Provided entries:
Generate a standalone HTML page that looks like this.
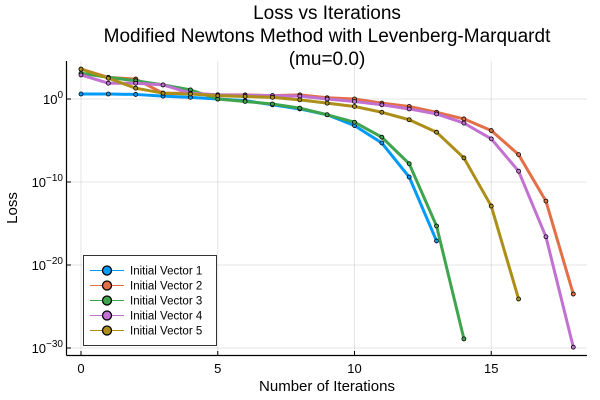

==

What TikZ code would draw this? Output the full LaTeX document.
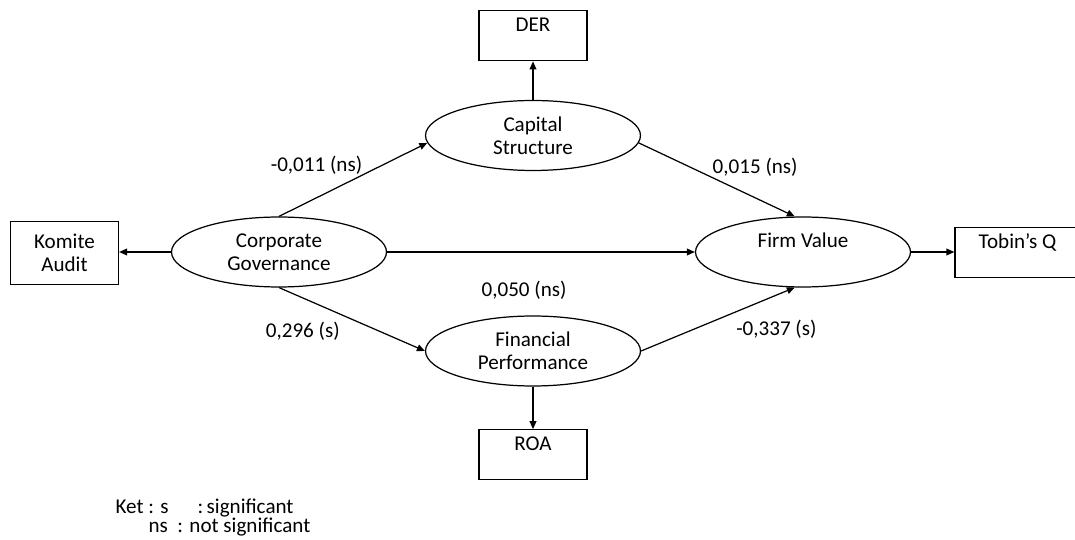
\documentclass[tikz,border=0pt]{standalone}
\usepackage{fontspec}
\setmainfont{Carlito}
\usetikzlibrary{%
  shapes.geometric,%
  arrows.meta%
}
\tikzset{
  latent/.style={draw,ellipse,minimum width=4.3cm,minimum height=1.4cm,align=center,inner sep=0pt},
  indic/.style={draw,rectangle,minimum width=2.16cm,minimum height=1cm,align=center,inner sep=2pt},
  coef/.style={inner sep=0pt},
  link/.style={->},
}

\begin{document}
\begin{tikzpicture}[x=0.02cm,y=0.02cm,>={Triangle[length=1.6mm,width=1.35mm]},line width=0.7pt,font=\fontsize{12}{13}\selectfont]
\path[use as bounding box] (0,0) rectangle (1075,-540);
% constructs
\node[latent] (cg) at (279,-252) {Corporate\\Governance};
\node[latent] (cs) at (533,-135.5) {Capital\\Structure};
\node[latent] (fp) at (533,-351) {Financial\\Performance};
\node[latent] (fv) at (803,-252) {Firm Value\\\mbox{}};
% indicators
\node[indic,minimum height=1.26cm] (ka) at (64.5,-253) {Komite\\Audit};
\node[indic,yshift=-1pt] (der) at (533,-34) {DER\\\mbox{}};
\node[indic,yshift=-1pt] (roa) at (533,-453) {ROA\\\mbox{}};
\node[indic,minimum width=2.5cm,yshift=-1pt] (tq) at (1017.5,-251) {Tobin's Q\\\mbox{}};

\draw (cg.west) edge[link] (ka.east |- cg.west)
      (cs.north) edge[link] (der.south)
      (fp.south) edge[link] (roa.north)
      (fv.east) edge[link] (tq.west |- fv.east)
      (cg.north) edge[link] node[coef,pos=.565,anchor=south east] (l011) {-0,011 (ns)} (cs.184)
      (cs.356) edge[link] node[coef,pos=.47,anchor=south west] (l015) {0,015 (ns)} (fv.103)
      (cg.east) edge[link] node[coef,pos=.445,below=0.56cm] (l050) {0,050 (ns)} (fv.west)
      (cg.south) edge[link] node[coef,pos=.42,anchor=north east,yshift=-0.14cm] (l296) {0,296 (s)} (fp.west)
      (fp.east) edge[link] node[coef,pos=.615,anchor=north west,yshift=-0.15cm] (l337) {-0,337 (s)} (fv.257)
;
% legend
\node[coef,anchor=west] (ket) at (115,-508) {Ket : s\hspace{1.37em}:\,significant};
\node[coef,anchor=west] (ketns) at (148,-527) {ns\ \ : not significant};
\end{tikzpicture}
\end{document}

What is needed:
Say how many lines of the data include the word "this". Nothing other than the number should be given.

Answer in full:
2